Management vs. engineers? It's not black and white.
Suggesting that engineers are just a disorganized rabble of nerds without having "the managers" is rather insulting to professional engineers. A fully developed professional engineer IS a manager - and for that matter a pretty good beancounter, too. It's part of the job.
Now then, you can be a scientist at the top of his/her game and have pretty much no managerial ability whatsoever, but the same does not apply to professional engineers. Engineers are employed to get specific practical things done, and that always means "within a budget, operating with a staff, and with the oversight of bosses". A top flight engineer has to be a good manager: has to be good at managing a budget, managing underlings, managing bosses, and so on.
If you look at the Western space disasters, they were often caused by managers without engineering skills making the decisions. When it's gone right, it's because the engineering voices were followed, not those of the managerial class without an engineering background.
(One notable Soviet rocket launch explosion, the Nedelin disaster, was caused by a military man pushing the engineers to do things they knew were unsafe - look it up. It's not just NASA...)
I'd say it is perfectly reasonable to suggest that managers are to blame for all the problems and can take the credit for all the successes, but blame and credit should be correctly apportioned: (non-engineer) managers are mostly to blame for the failures and engineers (as managers) can take most of the credit for the successes.
(actually, it takes the good will and competence of everyone involved in a space launch project to make it work. Without almost all the workers at all levels being competent and taking pride in a job well done - managers and all - no satellite launcher would deliver its payload correctly. SpaceX's recent exploding launcher shows what you get when just one supplier doesn't bother doing the job properly - parts were certified as being a particular strength, but were nothing like what they should have been. Result: boom!)

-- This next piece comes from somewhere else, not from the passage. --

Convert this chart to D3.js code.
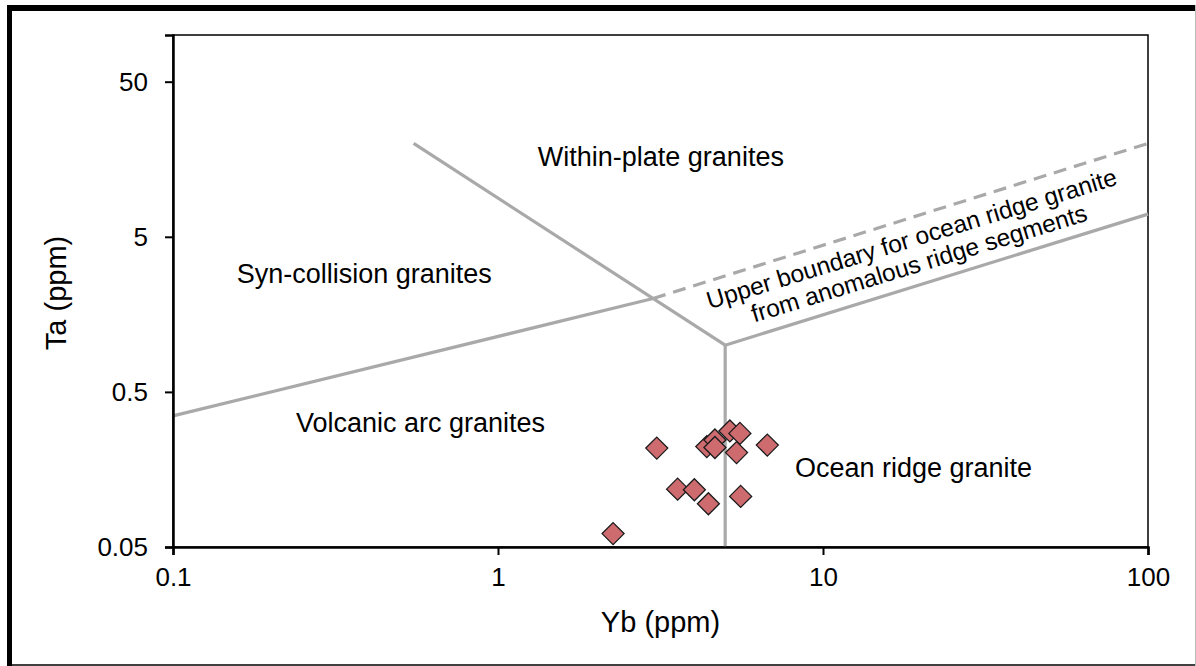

The recent news from SpaceX shows an outfit which is run according to the principles of good engineering management. Practically speaking, nothing is perfect. And when you've got a machine as complex and finicky as a modern orbital launcher that's still being developed, it's going to be a good deal less than perfect than one would like. Things will be not quite right, and will need tweaking - this is unavoidable. But unlike NASA with the Space Shuttle (RIP two crews), when SpaceX spots an issue, it looks into it and tweaks when needed. This is a sign that prospective astronauts can trust them, not the reverse.